Photo: #Officials at the scene of a deadly crash on County Road 20 near Altura, Minn., in Winona County on April 23, 2010. Three teenage girls died after the pickup truck they were riding in rolled over.

Study: Drivers more prone to risk-taking on rural highways

by Tom Robertson, Minnesota Public Radio
September 3, 2010


Bemidji, Minn. — A new University of Minnesota study shows that drivers are more prone to risk-taking on rural highways, even though that's where most fatal accidents occur.

The perception that rural roadways are safer is common. But Minnesotans are much more likely to die on rural highways than on roads in urban areas where most people live, according to a traffic safety survey done by the university's Center for Excellence in Rural Safety.

Last year, about 70 percent of all traffic fatalities occurred outside the seven-county Twin Cities metropolitan area.

The survey found that 69 percent of respondents nationwide felt safe on urban freeways. But 79 percent felt safe on rural, two lane highways.

Among those who think rural highways are safer is Matt Goede, who typically drives 30 miles a day on a two-lane highway between Bemidji and his rural home in Tenstrike.

Goede said he prefers driving on rural highways over urban roads around the Twin Cities.

"I guess that's why I live up north," he said. "Not as many people, better roads. It's the country, you know."

Goede said he feels safer on rural roads, because he believes there are fewer aggressive drivers and distractions, unlike urban roads, where anything can happen.

"You get more people and there's going to be more accidents, there's going to be more people on their phones, more women doing their make-up in the mornings on the way to work, whatever," Goede said.

Center for Excellence in Rural Safety director Lee Munnich said drivers appear to be taking unnecessary risks on rural roads. Munnich said the survey shows people are more relaxed and comfortable with risk-taking on roads where they're most likely to be killed.

"They feel that there isn't the same level of risk as there is in urban areas, but the opposite is true," Munnich said. "There are significant safety hazards, and their behaviors -- such as not wearing a seat belt, or using a cell phone, eating while driving -- all of these things are a higher risk in rural areas."

The risk-taking on rural roads includes drinking and driving. The survey shows one in four rural residents is more likely to drink and drive on rural roads.

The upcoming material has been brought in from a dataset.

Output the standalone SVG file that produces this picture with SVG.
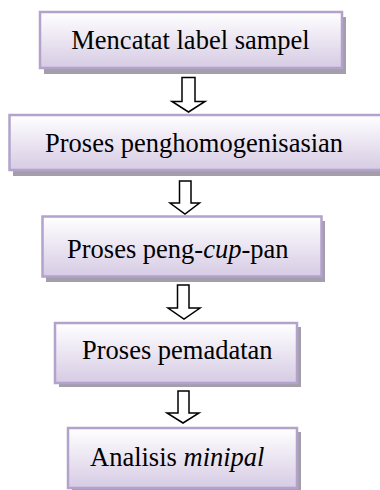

That level is nearly as high for urban residents who responded to the survey.

"Even though they knew that it was not a good thing to do, they were more likely to drink and drive on rural roads than urban roads," Munnich said. "And the statistics show that a high proportion of rural road fatalities are attributable to drinking and driving."

That's true in Minnesota, where nearly three-quarters of the alcohol-related traffic deaths happened on rural roads. State law enforcement agencies have increased patrols out this Labor Day weekend -- typically among the deadliest each year for alcohol-related crashes

State public safety officials say there's a range of reasons why more fatal accidents happen on rural highways. For one, while law enforcement agencies report a 90 percent compliance with seat belt laws, the rate is lower in rural Minnesota.

Cheri Marti, director of the state Office of Traffic Safety, said speeding is also a big problem on rural roads. Those roads tend to have narrower shoulders, more curves and are often poorly lit. She says the U of M study should be a wake-up call for drivers.

"It confirms what we're seeing statistically in traffic fatalities year after year," Marti said. "So this is a trend that isn't changing. So there does seem to be something going on in the rural community that's very different than the urban community."

Marti said the key to changing people's attitudes lies with enforcement and with public education campaigns.

"We can't get into people's cars and force them to make different decisions behind the wheel," she said. "I think that people are dangerously overconfident in their vehicles and certainly not sensitive enough to the safe driving behaviors that they really need to practice."

The U of M survey also revealed another big myth about traffic safety: 83 percent of respondents considered winter to be the most dangerous season for driving on rural roadways. In reality, one in three fatal accidents occurs during the summer, especially on holiday weekends.